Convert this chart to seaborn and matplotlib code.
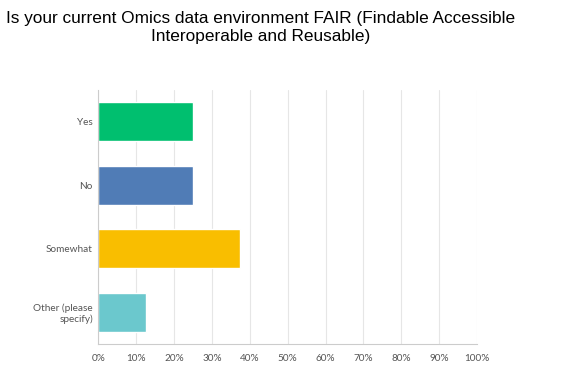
import pandas as pd
import seaborn as sns
import matplotlib.pyplot as plt
import matplotlib.ticker as mticker

# answer choices and share of responses (%)
choices = ["Yes", "No", "Somewhat", "Other (please\nspecify)"]
shares = [25.0, 25.0, 37.5, 12.5]
colors = ["#00bf6f", "#507cb6", "#f9be00", "#6bc8cd"]
xticks = [0, 10, 20, 30, 40, 50, 60, 70, 80, 90, 100]

df = pd.DataFrame({"choice": choices, "share": shares})

sns.set_style("white")
plt.rcParams['font.family'] = ['Lato', 'DejaVu Sans']

fig = plt.figure(figsize=(5.76, 3.77), dpi=100)
ax = fig.add_axes([0.171, 0.0875, 0.657, 0.674])

sns.barplot(data=df, x="share", y="choice", hue="choice", palette=colors,
            legend=False, width=0.62, saturation=1, ax=ax, orient="h")

ax.set_xlim(0, 100)
ax.set_ylim(3.5, -0.5)
ax.set_xticks(xticks)
ax.xaxis.set_major_formatter(mticker.FuncFormatter(lambda v, p: f"{v:.0f}%"))
ax.grid(axis="x", color="#e6e6e6", linewidth=0.8)
ax.set_axisbelow(True)
ax.set_xlabel("")
ax.set_ylabel("")
ax.tick_params(axis="both", length=0, labelsize=7.2, labelcolor="#555555")
ax.tick_params(axis="x", pad=7)
ax.tick_params(axis="y", pad=4)
for t in ax.get_yticklabels():
    t.set_horizontalalignment("right")
for s in ["top", "right"]:
    ax.spines[s].set_visible(False)
for s in ["left", "bottom"]:
    ax.spines[s].set_color("#cccccc")
    ax.spines[s].set_linewidth(0.8)

fig.text(0.453, 0.97, "Is your current Omics data environment FAIR (Findable Accessible\nInteroperable and Reusable)",
         ha="center", va="top", fontsize=12.4, color="black",
         family="Liberation Sans", linespacing=1.2)

fig.savefig("out.png", dpi=100)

------------------------------------------------------------------------

▶ _Exercise goal_
Keep the pictures out of the copy and write out the data exactly as it stands.

▶ _Exercise answer_
Convert this chart to seaborn and matplotlib code.
import pandas as pd
import seaborn as sns
import matplotlib.pyplot as plt
import matplotlib.ticker as mticker

# answer choices and share of responses (%)
choices = ["Yes", "No", "Somewhat", "Other (please\nspecify)"]
shares = [25.0, 25.0, 37.5, 12.5]
colors = ["#00bf6f", "#507cb6", "#f9be00", "#6bc8cd"]
xticks = [0, 10, 20, 30, 40, 50, 60, 70, 80, 90, 100]

df = pd.DataFrame({"choice": choices, "share": shares})

sns.set_style("white")
plt.rcParams['font.family'] = ['Lato', 'DejaVu Sans']

fig = plt.figure(figsize=(5.76, 3.77), dpi=100)
ax = fig.add_axes([0.171, 0.0875, 0.657, 0.674])

sns.barplot(data=df, x="share", y="choice", hue="choice", palette=colors,
            legend=False, width=0.62, saturation=1, ax=ax, orient="h")

ax.set_xlim(0, 100)
ax.set_ylim(3.5, -0.5)
ax.set_xticks(xticks)
ax.xaxis.set_major_formatter(mticker.FuncFormatter(lambda v, p: f"{v:.0f}%"))
ax.grid(axis="x", color="#e6e6e6", linewidth=0.8)
ax.set_axisbelow(True)
ax.set_xlabel("")
ax.set_ylabel("")
ax.tick_params(axis="both", length=0, labelsize=7.2, labelcolor="#555555")
ax.tick_params(axis="x", pad=7)
ax.tick_params(axis="y", pad=4)
for t in ax.get_yticklabels():
    t.set_horizontalalignment("right")
for s in ["top", "right"]:
    ax.spines[s].set_visible(False)
for s in ["left", "bottom"]:
    ax.spines[s].set_color("#cccccc")
    ax.spines[s].set_linewidth(0.8)

fig.text(0.453, 0.97, "Is your current Omics data environment FAIR (Findable Accessible\nInteroperable and Reusable)",
         ha="center", va="top", fontsize=12.4, color="black",
         family="Liberation Sans", linespacing=1.2)

fig.savefig("out.png", dpi=100)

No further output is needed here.